September 27, 2006 at 10:00 am (Uncategorized)

I just returned from a week-long trip to the East Coast, where I met with my team of sarcoidosis specialists in Philadelphia to see whether the sarcoidosis in my heart and lungs has remained dormant on a lower dose of prednisone.

Cue the orchestra. Call in the choir. Join with me in singing, “Alleluia!”

The cardiac MRI and the echocardiogram revealed no evidence of sarcoidosis in my heart and lungs. This doesn’t mean I’m cured, but it does mean I can continue to whittle away at my prednisone dose. I’ve worked my way down from 40 mg. to 15 mg., and now, I have my doctors’ blessing to spend the next six months chipping down the dose to 10 mg.

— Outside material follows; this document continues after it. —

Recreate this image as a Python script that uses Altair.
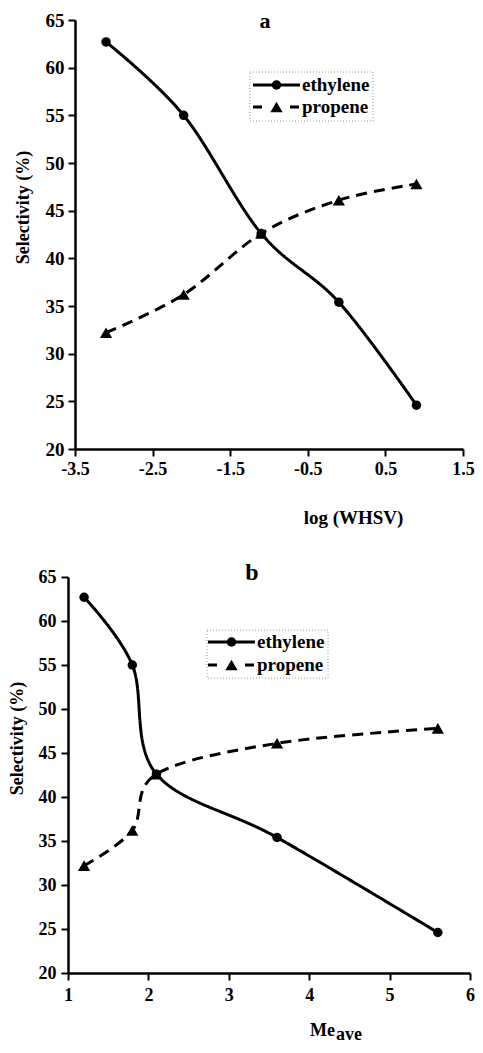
import altair as alt
import pandas as pd

# ---- data ----
whsv = [-3.1, -2.1, -1.1, -0.1, 0.9]
me_ave = [1.2, 1.8, 2.1, 3.6, 5.6]
ethylene = [62.7, 55.0, 42.6, 35.4, 24.6]
propene = [32.2, 36.2, 42.6, 46.1, 47.8]
series = ["ethylene", "propene"]
y_ticks = [20, 25, 30, 35, 40, 45, 50, 55, 60, 65]
x_ticks_a = [-3.5, -2.5, -1.5, -0.5, 0.5, 1.5]
x_ticks_b = [1, 2, 3, 4, 5, 6]
y_title = "Selectivity (%)"
x_title_a = "log (WHSV)"
x_title_b_main = "Me"
x_title_b_sub = "ave"
panel_labels = ["a", "b"]

FONT = "Liberation Serif"
DASHES = [[1, 0], [11, 7]]
SHAPES = ["circle", "triangle-up"]
SIZES = [90, 150]

# whole view: both panels share one plot area, each panel has its own scales
W, H = 403, 953
A_X_RANGE, A_Y_RANGE = [7, 395], [429, 0]
B_X_RANGE, B_Y_RANGE = [0, 402], [953, 557]


def long_df(xs, panel_name):
    rows = []
    for s, vals in zip(series, [ethylene, propene]):
        for x, v in zip(xs, vals):
            rows.append({"x": x, "y": v, "series": s, "panel": panel_name})
    return pd.DataFrame(rows)


def axis_common(lab_size, lab_pad):
    return dict(grid=False, tickSize=7, tickWidth=2, domainWidth=2.5,
                domainColor="black", tickColor="black", labelFont=FONT,
                labelFontSize=lab_size, labelFontWeight="bold", labelColor="black",
                labelPadding=lab_pad, labelFlush=False)


def panel_layers(xs, name, xdom, xrange, yrange, xaxis, yaxis):
    base = alt.Chart(long_df(xs, name))
    xsc = alt.Scale(domain=xdom, range=xrange, nice=False, zero=False)
    ysc = alt.Scale(domain=[20, 65], range=yrange, nice=False, zero=False)
    lines = base.mark_line(interpolate="cardinal", strokeWidth=3, color="black").encode(
        x=alt.X("x:Q", scale=xsc, axis=xaxis),
        y=alt.Y("y:Q", scale=ysc, axis=yaxis),
        strokeDash=alt.StrokeDash("series:N", scale=alt.Scale(domain=series, range=DASHES),
                                  legend=None),
        detail="series:N")
    pts = base.mark_point(filled=True, color="black", opacity=1).encode(
        x=alt.X("x:Q", scale=xsc, axis=None),
        y=alt.Y("y:Q", scale=ysc, axis=None),
        shape=alt.Shape("series:N", scale=alt.Scale(domain=series, range=SHAPES),
                        legend=None),
        size=alt.Size("series:N", scale=alt.Scale(domain=series, range=SIZES),
                      legend=None))
    return [lines, pts]


def text_layer(txt, x, y, size, align="left", baseline="alphabetic"):
    return alt.Chart(pd.DataFrame({"t": [txt]})).mark_text(
        font=FONT, fontSize=size, fontWeight="bold", align=align, baseline=baseline,
        color="black").encode(x=alt.value(x), y=alt.value(y), text="t:N")


def legend_layers(box, lx0, lx1, rows_y, tx):
    bx0, bx1, by0, by1 = box
    out = [alt.Chart(pd.DataFrame({"k": [0]})).mark_rect(
        fillOpacity=0, stroke="#9a9a9a", strokeWidth=1, strokeDash=[1, 2]).encode(
        x=alt.value(bx0), x2=alt.value(bx1), y=alt.value(by0), y2=alt.value(by1))]
    leg_dash = [[1, 0], [9, 28]]
    for s, ry, dash, shp, sz in zip(series, rows_y, leg_dash, SHAPES, SIZES):
        d = alt.Chart(pd.DataFrame({"series": [s]}))
        out.append(d.mark_rule(color="black", strokeWidth=3, strokeDash=dash).encode(
            x=alt.value(lx0), x2=alt.value(lx1), y=alt.value(ry)))
        out.append(d.mark_point(filled=True, size=sz, color="black", opacity=1,
                                shape=shp).encode(
            x=alt.value((lx0 + lx1) / 2), y=alt.value(ry)))
        out.append(d.mark_text(font=FONT, fontSize=19, fontWeight="bold", align="left",
                               baseline="middle", color="black").encode(
            x=alt.value(tx), y=alt.value(ry), text="series:N"))
    return out


label_a = "(datum.value < 0 ? '-' : '') + format(abs(datum.value), '.1f')"
label_b = "format(datum.value, 'd')"

# panel a axes
xaxis_a = alt.Axis(orient="bottom", values=x_ticks_a, labelExpr=label_a,
                   offset=A_Y_RANGE[0] - H, title=x_title_a, titleFont=FONT,
                   titleFontSize=19, titleFontWeight="bold", titleColor="black",
                   titleX=285, titleY=68, titleBaseline="middle", titleAlign="center",
                   **axis_common(18, 4))
yaxis_a = alt.Axis(orient="left", values=y_ticks, offset=-A_X_RANGE[0], title=y_title,
                   titleFont=FONT, titleFontSize=18, titleFontWeight="bold",
                   titleColor="black", titleAngle=270, titleBaseline="middle",
                   titleAlign="center", titleX=-52, titleY=187, **axis_common(19, 4))
# panel b axes
xaxis_b = alt.Axis(orient="bottom", values=x_ticks_b, labelExpr=label_b, title=None,
                   **axis_common(18, 6))
yaxis_b = alt.Axis(orient="left", values=y_ticks, title=y_title, titleFont=FONT,
                   titleFontSize=18, titleFontWeight="bold", titleColor="black",
                   titleAngle=270, titleBaseline="middle", titleAlign="center",
                   titleX=-51, titleY=718, **axis_common(18, 5))

layers = []
layers += panel_layers(whsv, "a", [-3.5, 1.5], A_X_RANGE, A_Y_RANGE, xaxis_a, yaxis_a)
layers += panel_layers(me_ave, "b", [1, 6], B_X_RANGE, B_Y_RANGE, xaxis_b, yaxis_b)

# panel letters
layers.append(text_layer(panel_labels[0], 197, 8, 22, align="center"))
layers.append(text_layer(panel_labels[1], 184, 560, 24, align="center"))
# legends
layers += legend_layers((182, 305, 52, 101), 185, 232, [65, 87], 234)
layers += legend_layers((139, 260, 610, 658), 140, 187, [622, 645], 189)
# x title of panel b with subscript
layers.append(text_layer(x_title_b_main, 242, 1016, 18))
layers.append(text_layer(x_title_b_sub, 268, 1020, 18))

chart = alt.layer(*layers).resolve_scale(x="independent", y="independent").properties(
    width=W, height=H, padding={"left": 0, "top": 2, "right": 0, "bottom": 0}
).configure_view(stroke="transparent", strokeWidth=0)

chart.save("out.html", embed_options={"renderer": "svg", "actions": False})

As good as this news was, it was even better to learn that I didn’t have to return to Philadelphia for re-testing for six months instead of sticking to what had become my usual every-three-months routine. The cardiologist felt that assessing the difference between 15 mg. and 12.5 mg. of prednisone was a tad of overkill, so I can wait until March to get my next cardiac MRI.

Like I said, “Alleluia!”

Assuming my symptoms don’t flare up (and I am strictly forbidding this from happening), this six month period between check-ups will give my family the longest stretch of a normal life we’ve had since my almost three-year old son Andrew was born. I was diagnosed with sarcoidosis when he was three months old, and since then, I’ve had to travel to doctors at least every three months. Andrew has grown up accustomed to the rhythm of packing our bags and decamping to a hotel, where Mommy then disappears for days on end to mysterious doctors. But now, instead of having to balance the holidays with another trip to Philadelphia, we can spend Christmas and Chanukah at home, without worrying about anything more significant than whether or not to teach Andrew how to ski this year or to just focus on sledding and ice skating.

Alleluia indeed.

Several people have wondered if I’m cured, if these positive test results mean that my battle with sarcoidosis is done. I have no idea, and at this point, I don’t really care. I broached this topic with my cardiologist and pulmonologist in Philadelphia and encountered a first-rate dose of doctorly waffling. But hearing both that “anything’s possible” and that people with my “degree of organ involvement” are unlikely to go spontaneously into remission made me resolve to push aside the question of cures and focus instead on the known quantities of 5 mg./day less of a toxic drug flowing in my blood and six months of doctor-free time with my family. There are also the pressing questions of Andrew’s Halloween costume, an upcoming writing project, and cleaning out the garage to think about. I’m unpacking my bags. It doesn’t get much better than that.


  1. Paul said,

    Allelluia Indeed!!!


  2. Mellissa said,

    Congrats on the great news. Definately enjoy your dr free time. And the time you can spend with your family now.